Outre la fonction décorative des écussons sur les sangles de cuir des harnais, il semble que certains écussons à bélière en chef étaient des composantes de structures plus complexes. Le British Museum en conserve au moins trois exemples où l’on voit clairement plusieurs écussons métalliques pendant tout au tour de la structure. La description que donne le musée de ces objets, les classe également dans les éléments décoratifs de harnais. Ils comportent des passants pour les lanières en cuir. Il semble que ce type de structure décorative relativement rare, devait être destinée à la parade lors d’événements importants.

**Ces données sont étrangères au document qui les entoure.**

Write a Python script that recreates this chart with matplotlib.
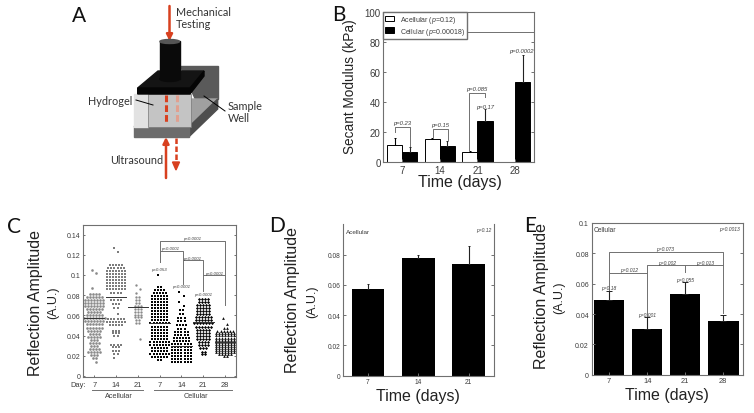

Enfin, il existe une variante beaucoup plus rare comportant aussi une bélière en chef : les matrices de sceaux uniface ou bifaces. De petite dimension (25 millimètres pour les plus petites), elles n’étaient ni dorées ni émaillées. Il semble pour le coup évident que’elles devaient être au cou de leur propriétaire pour être en sécurité, et à portée de main en vue d’une éventuelle utilisation.

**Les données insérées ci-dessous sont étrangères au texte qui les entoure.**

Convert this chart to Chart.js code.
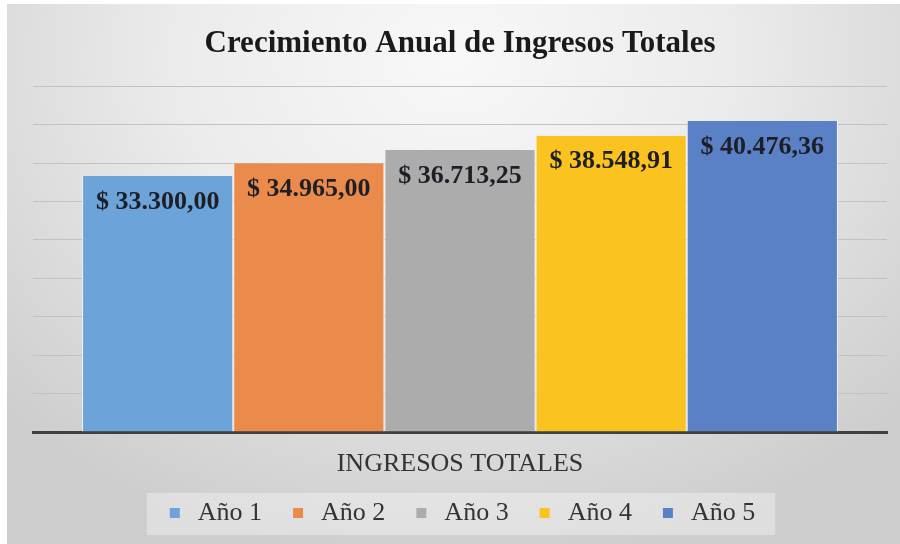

Écussons métalliques à tenon
Un dernier type d’écusson métallique peut également être cité, celui comportant non pas une bélière mais un tenon au revers. ce dernier est parfois nommé « applique ». En règle général, ces pièces sont de petite taille (15 à 30 millimètres de haut), mais toujours émaillées et dorées. Quant à leur usage, il est probable que ces pièces furent rivetées sur des ceintures ou des vêtements, et bien évidemment sur les colliers des chiens d’agrément.
Ci-dessous une petite structure métallique comportant un écusson à tenon dont l’utilité reste à découvrir.
Conclusion
Aujourd’hui, le terme de « vervelle », qui était réservé à la fauconnerie, amalgame tous les types d’écussons métalliques armoriés. On voit désormais que les vervelles à faucon restent largement minoritaires comparées aux éléments décoratifs héraldiques des harnais de chevaux, et que les vervelles à chien sont difficilement différentiables des appliques destinées aux harnais. De plus, de nouveaux types d’écussons ont émergé grâce aux découvertes faites ces dernières années, permettant d’émettre de nouvelles hypothèses quant à leurs usages. Là encore, un beau travail de recherche se profile, mais la nécessité d’un enregistrement sérieux de toutes ces découvertes se fait cruellement ressentir.